GIVEN DATA

========

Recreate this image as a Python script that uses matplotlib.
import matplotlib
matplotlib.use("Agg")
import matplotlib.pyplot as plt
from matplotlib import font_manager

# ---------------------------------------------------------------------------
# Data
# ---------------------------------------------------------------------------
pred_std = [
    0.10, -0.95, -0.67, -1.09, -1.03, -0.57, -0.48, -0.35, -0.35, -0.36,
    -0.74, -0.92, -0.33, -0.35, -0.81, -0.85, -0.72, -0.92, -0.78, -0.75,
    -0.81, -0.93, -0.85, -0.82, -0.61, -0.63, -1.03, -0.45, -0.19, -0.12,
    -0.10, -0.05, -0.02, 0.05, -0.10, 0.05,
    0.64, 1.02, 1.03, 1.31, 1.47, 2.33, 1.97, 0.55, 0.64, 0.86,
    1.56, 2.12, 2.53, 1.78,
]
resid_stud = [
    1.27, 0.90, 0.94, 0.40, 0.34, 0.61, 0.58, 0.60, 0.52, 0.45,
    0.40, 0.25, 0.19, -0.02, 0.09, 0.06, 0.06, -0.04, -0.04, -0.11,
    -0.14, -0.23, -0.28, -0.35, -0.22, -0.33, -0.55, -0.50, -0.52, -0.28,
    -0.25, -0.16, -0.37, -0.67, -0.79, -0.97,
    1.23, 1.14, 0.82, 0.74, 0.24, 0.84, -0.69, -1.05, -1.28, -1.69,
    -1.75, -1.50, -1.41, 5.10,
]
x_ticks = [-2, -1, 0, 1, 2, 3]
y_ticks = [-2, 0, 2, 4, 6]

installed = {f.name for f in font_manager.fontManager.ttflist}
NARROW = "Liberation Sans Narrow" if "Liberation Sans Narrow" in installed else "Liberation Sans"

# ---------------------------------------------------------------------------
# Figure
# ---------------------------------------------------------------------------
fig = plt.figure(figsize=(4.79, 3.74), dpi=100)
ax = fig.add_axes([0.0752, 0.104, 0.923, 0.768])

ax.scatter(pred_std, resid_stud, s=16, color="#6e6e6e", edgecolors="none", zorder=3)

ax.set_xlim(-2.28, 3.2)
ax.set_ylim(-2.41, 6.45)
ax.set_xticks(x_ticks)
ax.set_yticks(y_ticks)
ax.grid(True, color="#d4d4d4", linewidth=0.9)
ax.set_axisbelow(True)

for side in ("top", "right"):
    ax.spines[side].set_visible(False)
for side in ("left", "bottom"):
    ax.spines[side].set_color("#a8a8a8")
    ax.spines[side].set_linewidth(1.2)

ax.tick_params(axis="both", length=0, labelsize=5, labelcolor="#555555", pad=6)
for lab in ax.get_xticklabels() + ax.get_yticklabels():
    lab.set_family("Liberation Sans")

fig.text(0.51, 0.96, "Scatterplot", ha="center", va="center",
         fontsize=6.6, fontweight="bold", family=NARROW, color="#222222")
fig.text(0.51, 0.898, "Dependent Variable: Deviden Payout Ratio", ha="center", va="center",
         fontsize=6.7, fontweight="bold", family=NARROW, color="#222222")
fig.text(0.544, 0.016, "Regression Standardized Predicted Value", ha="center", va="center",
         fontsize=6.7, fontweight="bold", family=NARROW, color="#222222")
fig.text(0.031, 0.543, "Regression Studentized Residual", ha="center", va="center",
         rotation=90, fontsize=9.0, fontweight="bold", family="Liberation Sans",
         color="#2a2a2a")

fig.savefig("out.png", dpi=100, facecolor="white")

========

EXERCISE
Copy out all of the lines above exactly.

CORRECT OUTPUT
Recreate this image as a Python script that uses matplotlib.
import matplotlib
matplotlib.use("Agg")
import matplotlib.pyplot as plt
from matplotlib import font_manager

# ---------------------------------------------------------------------------
# Data
# ---------------------------------------------------------------------------
pred_std = [
    0.10, -0.95, -0.67, -1.09, -1.03, -0.57, -0.48, -0.35, -0.35, -0.36,
    -0.74, -0.92, -0.33, -0.35, -0.81, -0.85, -0.72, -0.92, -0.78, -0.75,
    -0.81, -0.93, -0.85, -0.82, -0.61, -0.63, -1.03, -0.45, -0.19, -0.12,
    -0.10, -0.05, -0.02, 0.05, -0.10, 0.05,
    0.64, 1.02, 1.03, 1.31, 1.47, 2.33, 1.97, 0.55, 0.64, 0.86,
    1.56, 2.12, 2.53, 1.78,
]
resid_stud = [
    1.27, 0.90, 0.94, 0.40, 0.34, 0.61, 0.58, 0.60, 0.52, 0.45,
    0.40, 0.25, 0.19, -0.02, 0.09, 0.06, 0.06, -0.04, -0.04, -0.11,
    -0.14, -0.23, -0.28, -0.35, -0.22, -0.33, -0.55, -0.50, -0.52, -0.28,
    -0.25, -0.16, -0.37, -0.67, -0.79, -0.97,
    1.23, 1.14, 0.82, 0.74, 0.24, 0.84, -0.69, -1.05, -1.28, -1.69,
    -1.75, -1.50, -1.41, 5.10,
]
x_ticks = [-2, -1, 0, 1, 2, 3]
y_ticks = [-2, 0, 2, 4, 6]

installed = {f.name for f in font_manager.fontManager.ttflist}
NARROW = "Liberation Sans Narrow" if "Liberation Sans Narrow" in installed else "Liberation Sans"

# ---------------------------------------------------------------------------
# Figure
# ---------------------------------------------------------------------------
fig = plt.figure(figsize=(4.79, 3.74), dpi=100)
ax = fig.add_axes([0.0752, 0.104, 0.923, 0.768])

ax.scatter(pred_std, resid_stud, s=16, color="#6e6e6e", edgecolors="none", zorder=3)

ax.set_xlim(-2.28, 3.2)
ax.set_ylim(-2.41, 6.45)
ax.set_xticks(x_ticks)
ax.set_yticks(y_ticks)
ax.grid(True, color="#d4d4d4", linewidth=0.9)
ax.set_axisbelow(True)

for side in ("top", "right"):
    ax.spines[side].set_visible(False)
for side in ("left", "bottom"):
    ax.spines[side].set_color("#a8a8a8")
    ax.spines[side].set_linewidth(1.2)

ax.tick_params(axis="both", length=0, labelsize=5, labelcolor="#555555", pad=6)
for lab in ax.get_xticklabels() + ax.get_yticklabels():
    lab.set_family("Liberation Sans")

fig.text(0.51, 0.96, "Scatterplot", ha="center", va="center",
         fontsize=6.6, fontweight="bold", family=NARROW, color="#222222")
fig.text(0.51, 0.898, "Dependent Variable: Deviden Payout Ratio", ha="center", va="center",
         fontsize=6.7, fontweight="bold", family=NARROW, color="#222222")
fig.text(0.544, 0.016, "Regression Standardized Predicted Value", ha="center", va="center",
         fontsize=6.7, fontweight="bold", family=NARROW, color="#222222")
fig.text(0.031, 0.543, "Regression Studentized Residual", ha="center", va="center",
         rotation=90, fontsize=9.0, fontweight="bold", family="Liberation Sans",
         color="#2a2a2a")

fig.savefig("out.png", dpi=100, facecolor="white")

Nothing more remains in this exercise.